Remember how I mentioned I was already a quiet kid? Well quiet doesnt begin to describe how I am with the new people that I meet now. My brain is trickling, streaming with questions. How will others react to knowing I have a disease. Will they treat me differently from the other kids my age. What will they ask me? Will I know the answers, oh god oh god oh god. I am always pondering and running through the various alterations of what my life will be like from now on, when before I didnt really take the time to think these thoughts. Of course a 7 year old shouldnt be required to have their mind brimming with these thoughts.

I cant seem to help establishing a better talent for back talking though, my emotions are running wild. I am finding my blood sugar to be the major cause. I worry that I used to be a good kid. But now (gulp) diabetes has made me a bad kid. When will my status change back to being "normal."

Thursday, January 8, 2009

Chapter Three - This is a mess

Written Feb 8 2009

This summer of 1990 is a summer I am turning unwillingly into an adult. I can see it. My parents can see it too. My parents are extremely supportive and I dont think I can manage this life change without them, but slowly I am learning that I only have myself to fully rely on. I am the only one who knows what is going on in my own body.

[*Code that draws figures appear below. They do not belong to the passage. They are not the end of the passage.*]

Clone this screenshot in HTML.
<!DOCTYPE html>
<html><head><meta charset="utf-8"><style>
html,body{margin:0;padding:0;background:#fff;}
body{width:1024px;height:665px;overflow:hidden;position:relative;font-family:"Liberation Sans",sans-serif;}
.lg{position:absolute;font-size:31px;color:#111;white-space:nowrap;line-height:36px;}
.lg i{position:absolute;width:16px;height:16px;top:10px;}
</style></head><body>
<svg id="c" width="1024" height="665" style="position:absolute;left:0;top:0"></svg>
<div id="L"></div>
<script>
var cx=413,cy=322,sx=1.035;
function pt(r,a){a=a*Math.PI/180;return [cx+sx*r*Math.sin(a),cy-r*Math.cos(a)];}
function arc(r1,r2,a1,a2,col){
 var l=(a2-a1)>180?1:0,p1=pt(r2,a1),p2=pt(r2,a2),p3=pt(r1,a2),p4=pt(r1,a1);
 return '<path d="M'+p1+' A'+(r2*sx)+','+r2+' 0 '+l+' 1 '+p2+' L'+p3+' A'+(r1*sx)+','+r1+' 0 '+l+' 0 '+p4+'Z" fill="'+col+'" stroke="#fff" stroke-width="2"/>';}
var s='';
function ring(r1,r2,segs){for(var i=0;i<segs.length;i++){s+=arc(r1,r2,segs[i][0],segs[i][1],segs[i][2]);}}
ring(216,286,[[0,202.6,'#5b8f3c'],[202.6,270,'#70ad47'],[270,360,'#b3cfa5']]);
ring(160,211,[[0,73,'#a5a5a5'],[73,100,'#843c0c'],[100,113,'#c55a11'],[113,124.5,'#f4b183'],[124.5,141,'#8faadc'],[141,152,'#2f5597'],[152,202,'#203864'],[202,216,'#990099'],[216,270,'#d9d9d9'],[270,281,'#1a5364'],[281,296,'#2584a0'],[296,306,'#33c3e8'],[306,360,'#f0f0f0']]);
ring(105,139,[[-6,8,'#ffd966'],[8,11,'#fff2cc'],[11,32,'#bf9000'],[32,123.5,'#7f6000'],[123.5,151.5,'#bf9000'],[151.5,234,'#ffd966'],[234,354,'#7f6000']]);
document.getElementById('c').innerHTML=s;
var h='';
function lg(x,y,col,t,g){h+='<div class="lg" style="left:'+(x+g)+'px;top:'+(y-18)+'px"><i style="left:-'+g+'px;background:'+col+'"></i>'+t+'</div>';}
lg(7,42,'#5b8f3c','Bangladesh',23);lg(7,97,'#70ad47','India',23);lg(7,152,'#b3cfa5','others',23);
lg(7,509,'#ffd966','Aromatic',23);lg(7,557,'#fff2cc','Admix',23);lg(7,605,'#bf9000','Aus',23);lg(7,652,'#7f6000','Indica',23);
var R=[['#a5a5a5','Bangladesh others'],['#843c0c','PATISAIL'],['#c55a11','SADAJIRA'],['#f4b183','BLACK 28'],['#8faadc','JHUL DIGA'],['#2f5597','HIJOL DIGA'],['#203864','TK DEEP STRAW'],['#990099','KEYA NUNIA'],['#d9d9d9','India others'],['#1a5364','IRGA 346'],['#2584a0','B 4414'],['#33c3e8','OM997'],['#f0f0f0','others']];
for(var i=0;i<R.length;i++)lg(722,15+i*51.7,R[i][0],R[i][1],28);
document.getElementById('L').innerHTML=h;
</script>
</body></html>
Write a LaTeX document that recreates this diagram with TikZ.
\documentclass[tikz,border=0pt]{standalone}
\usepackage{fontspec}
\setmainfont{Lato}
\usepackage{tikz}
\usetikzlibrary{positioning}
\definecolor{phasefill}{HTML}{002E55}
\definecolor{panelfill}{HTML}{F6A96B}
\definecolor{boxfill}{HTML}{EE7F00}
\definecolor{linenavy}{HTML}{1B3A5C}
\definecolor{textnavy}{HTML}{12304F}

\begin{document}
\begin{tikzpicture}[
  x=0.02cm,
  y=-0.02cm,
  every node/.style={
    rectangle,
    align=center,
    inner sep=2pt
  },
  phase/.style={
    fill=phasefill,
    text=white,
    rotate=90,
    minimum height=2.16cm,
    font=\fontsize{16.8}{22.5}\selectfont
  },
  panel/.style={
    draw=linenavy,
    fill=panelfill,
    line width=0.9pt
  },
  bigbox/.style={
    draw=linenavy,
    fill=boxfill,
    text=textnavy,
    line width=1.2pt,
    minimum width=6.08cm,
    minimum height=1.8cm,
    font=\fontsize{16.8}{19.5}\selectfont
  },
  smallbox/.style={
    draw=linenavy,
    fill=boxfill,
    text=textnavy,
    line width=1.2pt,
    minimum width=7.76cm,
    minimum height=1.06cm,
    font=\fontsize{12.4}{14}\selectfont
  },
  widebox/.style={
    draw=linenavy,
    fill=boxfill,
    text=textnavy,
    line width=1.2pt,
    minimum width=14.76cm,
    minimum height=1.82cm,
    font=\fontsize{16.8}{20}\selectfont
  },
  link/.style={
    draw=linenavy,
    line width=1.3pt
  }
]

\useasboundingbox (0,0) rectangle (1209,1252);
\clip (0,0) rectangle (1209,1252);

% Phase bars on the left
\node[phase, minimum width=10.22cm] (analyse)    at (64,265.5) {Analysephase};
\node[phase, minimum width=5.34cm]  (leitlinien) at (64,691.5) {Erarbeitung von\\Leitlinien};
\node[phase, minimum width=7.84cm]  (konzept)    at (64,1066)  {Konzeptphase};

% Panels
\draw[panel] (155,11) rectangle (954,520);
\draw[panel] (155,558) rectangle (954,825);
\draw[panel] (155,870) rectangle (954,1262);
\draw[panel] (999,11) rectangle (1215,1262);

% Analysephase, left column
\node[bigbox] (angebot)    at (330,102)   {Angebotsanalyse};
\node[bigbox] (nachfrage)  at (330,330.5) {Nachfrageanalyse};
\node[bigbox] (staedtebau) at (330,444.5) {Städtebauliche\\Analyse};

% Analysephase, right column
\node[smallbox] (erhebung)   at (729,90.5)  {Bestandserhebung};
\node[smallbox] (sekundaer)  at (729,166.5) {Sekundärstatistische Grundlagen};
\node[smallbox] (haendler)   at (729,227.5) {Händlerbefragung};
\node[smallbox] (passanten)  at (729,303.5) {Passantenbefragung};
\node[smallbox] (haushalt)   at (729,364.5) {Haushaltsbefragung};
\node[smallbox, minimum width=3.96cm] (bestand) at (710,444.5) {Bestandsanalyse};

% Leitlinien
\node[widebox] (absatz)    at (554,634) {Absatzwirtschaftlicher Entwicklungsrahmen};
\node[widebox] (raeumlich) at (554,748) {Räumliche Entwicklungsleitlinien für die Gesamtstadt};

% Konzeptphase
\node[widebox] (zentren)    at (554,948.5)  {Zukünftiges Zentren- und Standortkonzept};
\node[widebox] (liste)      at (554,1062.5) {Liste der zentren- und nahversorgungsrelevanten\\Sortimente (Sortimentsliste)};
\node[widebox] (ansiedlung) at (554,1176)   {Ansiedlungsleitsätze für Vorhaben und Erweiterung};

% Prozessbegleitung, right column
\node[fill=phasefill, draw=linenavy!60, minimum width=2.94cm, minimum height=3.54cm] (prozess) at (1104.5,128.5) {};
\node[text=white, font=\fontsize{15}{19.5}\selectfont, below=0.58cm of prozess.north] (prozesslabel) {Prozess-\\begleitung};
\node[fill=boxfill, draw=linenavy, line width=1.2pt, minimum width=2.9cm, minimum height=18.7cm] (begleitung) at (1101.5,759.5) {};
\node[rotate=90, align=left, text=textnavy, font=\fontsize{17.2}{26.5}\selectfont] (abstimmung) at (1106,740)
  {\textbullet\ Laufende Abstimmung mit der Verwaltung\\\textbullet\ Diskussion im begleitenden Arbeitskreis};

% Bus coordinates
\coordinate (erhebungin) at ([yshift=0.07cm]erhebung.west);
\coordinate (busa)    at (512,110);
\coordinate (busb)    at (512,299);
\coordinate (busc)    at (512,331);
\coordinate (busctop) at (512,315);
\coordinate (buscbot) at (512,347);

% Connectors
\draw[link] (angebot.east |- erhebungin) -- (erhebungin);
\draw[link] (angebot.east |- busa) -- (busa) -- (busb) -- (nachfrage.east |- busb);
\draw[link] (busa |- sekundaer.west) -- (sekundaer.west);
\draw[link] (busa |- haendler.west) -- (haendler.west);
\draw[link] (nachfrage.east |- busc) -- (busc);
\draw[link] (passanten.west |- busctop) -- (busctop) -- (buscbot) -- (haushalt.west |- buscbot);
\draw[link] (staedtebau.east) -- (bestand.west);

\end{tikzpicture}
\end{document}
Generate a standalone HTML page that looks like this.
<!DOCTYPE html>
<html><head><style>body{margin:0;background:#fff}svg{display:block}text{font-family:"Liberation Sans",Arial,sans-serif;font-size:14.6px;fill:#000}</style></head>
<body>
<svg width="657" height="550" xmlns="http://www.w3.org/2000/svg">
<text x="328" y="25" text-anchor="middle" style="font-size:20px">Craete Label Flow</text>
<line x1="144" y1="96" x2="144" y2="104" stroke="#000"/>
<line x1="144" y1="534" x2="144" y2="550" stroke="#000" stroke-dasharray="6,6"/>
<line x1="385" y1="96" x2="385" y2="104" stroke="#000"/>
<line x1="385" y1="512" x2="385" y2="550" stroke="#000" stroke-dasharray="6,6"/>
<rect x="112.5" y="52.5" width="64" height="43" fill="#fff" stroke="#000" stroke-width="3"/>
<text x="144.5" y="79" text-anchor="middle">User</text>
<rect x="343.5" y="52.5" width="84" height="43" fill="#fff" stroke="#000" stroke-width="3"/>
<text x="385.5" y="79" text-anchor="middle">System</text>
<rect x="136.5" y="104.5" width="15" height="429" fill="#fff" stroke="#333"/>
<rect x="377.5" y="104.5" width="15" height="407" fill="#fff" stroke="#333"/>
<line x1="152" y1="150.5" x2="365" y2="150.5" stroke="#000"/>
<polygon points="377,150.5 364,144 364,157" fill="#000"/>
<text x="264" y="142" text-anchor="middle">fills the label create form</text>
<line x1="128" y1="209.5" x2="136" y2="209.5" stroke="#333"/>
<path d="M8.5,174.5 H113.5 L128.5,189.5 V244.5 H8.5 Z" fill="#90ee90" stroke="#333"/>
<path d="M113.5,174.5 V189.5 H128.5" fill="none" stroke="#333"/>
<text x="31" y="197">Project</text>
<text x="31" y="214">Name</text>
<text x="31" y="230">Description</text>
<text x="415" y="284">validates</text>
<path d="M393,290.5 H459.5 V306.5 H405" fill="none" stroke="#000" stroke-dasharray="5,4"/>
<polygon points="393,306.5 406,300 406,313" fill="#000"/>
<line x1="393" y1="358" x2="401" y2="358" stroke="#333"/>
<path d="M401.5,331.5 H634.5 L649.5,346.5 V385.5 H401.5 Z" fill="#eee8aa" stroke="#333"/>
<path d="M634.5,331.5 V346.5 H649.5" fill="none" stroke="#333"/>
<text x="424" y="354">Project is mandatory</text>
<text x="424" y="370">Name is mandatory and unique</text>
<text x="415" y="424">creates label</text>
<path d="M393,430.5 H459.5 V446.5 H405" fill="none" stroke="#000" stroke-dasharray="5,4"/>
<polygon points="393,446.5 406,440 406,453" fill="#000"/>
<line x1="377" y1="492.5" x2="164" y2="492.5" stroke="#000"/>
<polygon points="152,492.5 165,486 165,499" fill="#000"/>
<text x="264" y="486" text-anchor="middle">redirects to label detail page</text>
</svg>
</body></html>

The only one who knows that if I skip a meal the consequences will turn ugly. And quickly.

This morning I opened my eyes and realize I cannot get out of bed. My limbs dont seem to be working. I panic and scream for my mom who comes barreling into the room a moment later. She asks me whats wrong and even though my brain is processing what I want to say, it will not come out the same way through my tingling lips. My mom is fumbling around in my nightstand for the tube of glucagon gel we keep there for emergencies. If this isnt one, I am not sure what classifies as one.

She pops the little plastic cap off which goes flying across the room and tells me to swallow. As soon as the cool gel hits my taste buds my body fights back. I begin to squirm and the scariest thing is I am not doing this intentionally. Hold still she tell me and I can tell she is starting to get upset with me. She holds me down to settle me which pretty much sends my body into convulsions. There is gel around my mouth, on my night shirt, my bed sheets, everywhere. This is a complete mess!

Not only a mess, a single parent should not have to witness their kid going through this unbearable horror of feeling like the only thing that they can do is to force sugar down their helpless childs gullet.

Yes, we need to figure out a way to prohibit hypoglycemic reactions from showing their distorted faces in our lives! But I feel that is going to take massive amounts of time, as it does not seem to be something we can entirely control at this precise time. Should we try telling a little white lie? That this Thursday will be too busy to deal with, do you think you can come back another time- like NEVER!?! Blood sugar reactions do not R.S.V.P. We are learning they prefer to arrive unannounced.